The LHC will be exploring many questions about the universe. Dark matter and energy, the existence of extra dimensions, the formation of the universe and undiscovered particles are some of the issues being tackled. One particle in particular is the Higgs boson, which has been predicted by the standard model but has yet to been observed. All other particles have been predicted by the standard model have been observed; the Higgs boson is the only one scientists have not observed. With the energy capability of the LHC, the Higgs boson should be produced.

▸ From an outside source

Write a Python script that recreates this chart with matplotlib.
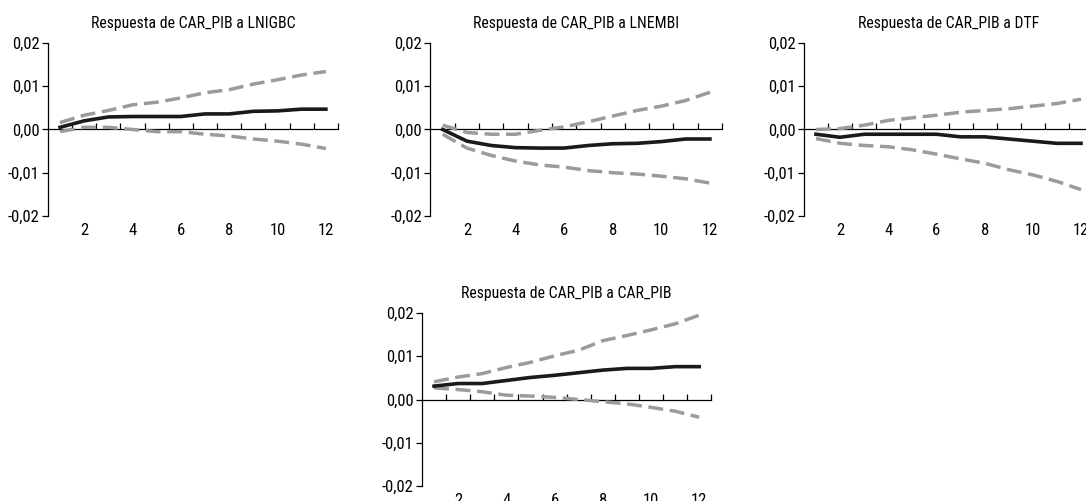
import matplotlib

matplotlib.use("Agg")
import matplotlib.pyplot as plt
import numpy as np
from matplotlib import font_manager
from matplotlib.ticker import FuncFormatter, FixedLocator

# fuente condensada si existe; si no, Liberation Sans
_installed = {f.name for f in font_manager.fontManager.ttflist}
_narrow = [n for n in ("Liberation Sans Narrow", "Roboto Condensed",
                       "Open Sans Condensed", "Liberation Sans") if n in _installed]
FONT = _narrow[0] if _narrow else "DejaVu Sans"
CONDENSED = FONT != "Liberation Sans"
plt.rcParams["font.family"] = [FONT, "DejaVu Sans"]

periods = np.arange(1, 13)

# respuestas al impulso (valor central y bandas)
titles = [
    "Respuesta de CAR_PIB a LNIGBC",
    "Respuesta de CAR_PIB a LNEMBI",
    "Respuesta de CAR_PIB a DTF",
    "Respuesta de CAR_PIB a CAR_PIB",
]
resp_lnigbc = [0.0005, 0.0020, 0.0029, 0.0030, 0.0030, 0.0030,
               0.0036, 0.0036, 0.0042, 0.0043, 0.0047, 0.0047]
upper_lnigbc = [0.0016, 0.0033, 0.0044, 0.0057, 0.0063, 0.0073,
                0.0085, 0.0092, 0.0105, 0.0115, 0.0126, 0.0134]
lower_lnigbc = [-0.0005, 0.0005, 0.0005, 0.0000, -0.0005, -0.0005,
                -0.0011, -0.0015, -0.0022, -0.0027, -0.0034, -0.0044]

resp_lnembi = [0.0000, -0.0027, -0.0037, -0.0042, -0.0043, -0.0043,
               -0.0037, -0.0033, -0.0032, -0.0028, -0.0022, -0.0022]
upper_lnembi = [0.0010, -0.0007, -0.0011, -0.0011, -0.0002, 0.0006,
                0.0018, 0.0031, 0.0044, 0.0054, 0.0067, 0.0086]
lower_lnembi = [-0.0011, -0.0043, -0.0060, -0.0073, -0.0082, -0.0087,
                -0.0095, -0.0100, -0.0103, -0.0108, -0.0114, -0.0124]

resp_dtf = [-0.0011, -0.0018, -0.0011, -0.0011, -0.0011, -0.0011,
            -0.0017, -0.0017, -0.0022, -0.0027, -0.0032, -0.0032]
upper_dtf = [0.0000, 0.0002, 0.0010, 0.0021, 0.0027, 0.0033,
             0.0040, 0.0044, 0.0048, 0.0054, 0.0060, 0.0070]
lower_dtf = [-0.0021, -0.0032, -0.0037, -0.0040, -0.0047, -0.0057,
             -0.0068, -0.0078, -0.0093, -0.0105, -0.0120, -0.0139]

resp_carpib = [0.0031, 0.0037, 0.0037, 0.0044, 0.0051, 0.0056,
               0.0062, 0.0068, 0.0072, 0.0072, 0.0076, 0.0076]
upper_carpib = [0.0041, 0.0052, 0.0060, 0.0074, 0.0086, 0.0101,
                0.0114, 0.0136, 0.0148, 0.0161, 0.0175, 0.0195]
lower_carpib = [0.0027, 0.0023, 0.0018, 0.0010, 0.0008, 0.0005,
                0.0000, -0.0005, -0.0010, -0.0018, -0.0027, -0.0041]

series = [
    (resp_lnigbc, upper_lnigbc, lower_lnigbc),
    (resp_lnembi, upper_lnembi, lower_lnembi),
    (resp_dtf, upper_dtf, lower_dtf),
    (resp_carpib, upper_carpib, lower_carpib),
]

y_ticks = [-0.02, -0.01, 0.0, 0.01, 0.02]
x_labels = [2, 4, 6, 8, 10, 12]

# posiciones de los paneles en fracción de figura
rects = [
    (0.0442, 0.5689, 0.2670, 0.3453),
    (0.3964, 0.5689, 0.2685, 0.3453),
    (0.7403, 0.5689, 0.2662, 0.3453),
    (0.3886, 0.0299, 0.2663, 0.3453),
]

title_size = 11.3 if CONDENSED else 9.2
tick_size = 12 if CONDENSED else 9.8

fig = plt.figure(figsize=(10.86, 5.01), dpi=100)
comma = FuncFormatter(lambda v, _: f"{v:.2f}".replace(".", ","))

for title, (mid, up, lo), rect in zip(titles, series, rects):
    ax = fig.add_axes(rect)
    band = dict(color="#9b9b9b", lw=2.5, dashes=(4.3, 1.9),
                dash_capstyle="butt")
    ax.plot(periods, up, **band)
    ax.plot(periods, lo, **band)
    ax.plot(periods, mid, color="#1a1a1a", lw=2.6)
    ax.set_xlim(0.5, 12.5)
    ax.set_ylim(-0.02, 0.02)
    for s in ("top", "right"):
        ax.spines[s].set_visible(False)
    ax.spines["left"].set_linewidth(0.9)
    ax.spines["bottom"].set_position(("data", 0))
    ax.spines["bottom"].set_linewidth(0.9)
    ax.spines["bottom"].set_zorder(0.5)
    ax.xaxis.set_major_locator(FixedLocator(np.arange(1.5, 13, 1.0)))
    ax.tick_params(axis="x", direction="in", length=4, width=0.9,
                   labelbottom=False)
    ax.set_yticks(y_ticks)
    ax.yaxis.set_major_formatter(comma)
    ax.tick_params(axis="y", direction="out", length=4, width=0.9,
                   labelsize=tick_size, pad=2)
    sec = ax.secondary_xaxis(0.0)
    sec.spines["bottom"].set_visible(False)
    sec.set_xticks(x_labels)
    sec.tick_params(length=0, labelsize=tick_size, pad=5)
    ax.set_title(title, fontsize=title_size, pad=11)

fig.savefig("out.png", dpi=100, facecolor="white")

“One of things a lot of us get excited about is dark matter,” Alexander said. “Because that’s a thing, a type of particle, which is definitely not in any present theory, not the standard model, and yet the astrophysicists look out into the universe and say, ‘You know guys there’s all this dark matter out there and we don’t know what it is.’ Of course, we’re hoping when we run the run the LHC and we start to explore physics beyond the boundaries of the standard model that we will be, among other things, exploring dark matter … That’s a tricky business.”

In the field of dark matter, Alexander is specifically researching the question of how the mass of these dark matter particles that go missing can be measured. Using the law of conservation, the mass of the missing particles can be extracted. Although this method would work fine with one missing particle, it gets complicated if the dark matter particles are produced in pairs, which certainly will be the case when this observation occurs at the LHC. If two particles go missing, it is difficult to measure the missing mass with the same principle that was applied before.

“You don’t see them … but you see everything else, can you by process of elimination by which I really mean you add up the energies and momentum of everything that you do see and you know that no matter what the next theory of physics is energy and momentum are going to be conserved so you apply that as a principle and then see if you can extract the data and those principles of energy and momentum conservation the mass of those missing particles.”

Alexander’s career began as an undergraduate who wanted to major in every class that he took. He even was on the path for a philosophy major, until he took physics and knew, “That’s for me.”

After receiving his degree, Alexander worked at the Fermilab through the University of Chicago. There, he studied quarks and gluons. Later, as a postdoc at Stanford University, he discovered a new particle known as Z0. Finally, he made to Cornell University where for the past 20 years he has studied bottom quarks with CLEO at the Laboratory for Elementary-Particle Physics (LEPP). Throughout his research, he has been looking for something outside of the standard model. “Everything has been consistent with the standard model,” though, said Alexander.

After so many years of working towards — but not finding — the results that have challenged the standard model, Alexander is looking forward to the new results that may come from the LHC.

“For me personally, that’s the kind of thing that makes me get up in the morning … There’s this stuff out there that’s extremely important to the structure of the universe. The evolution of the universe would have been radically different if dark matter hadn’t been there,” he said. “So finding out what it is, is clearly a fundamental endeavor and if we do find out what is, I’ll be very excited.”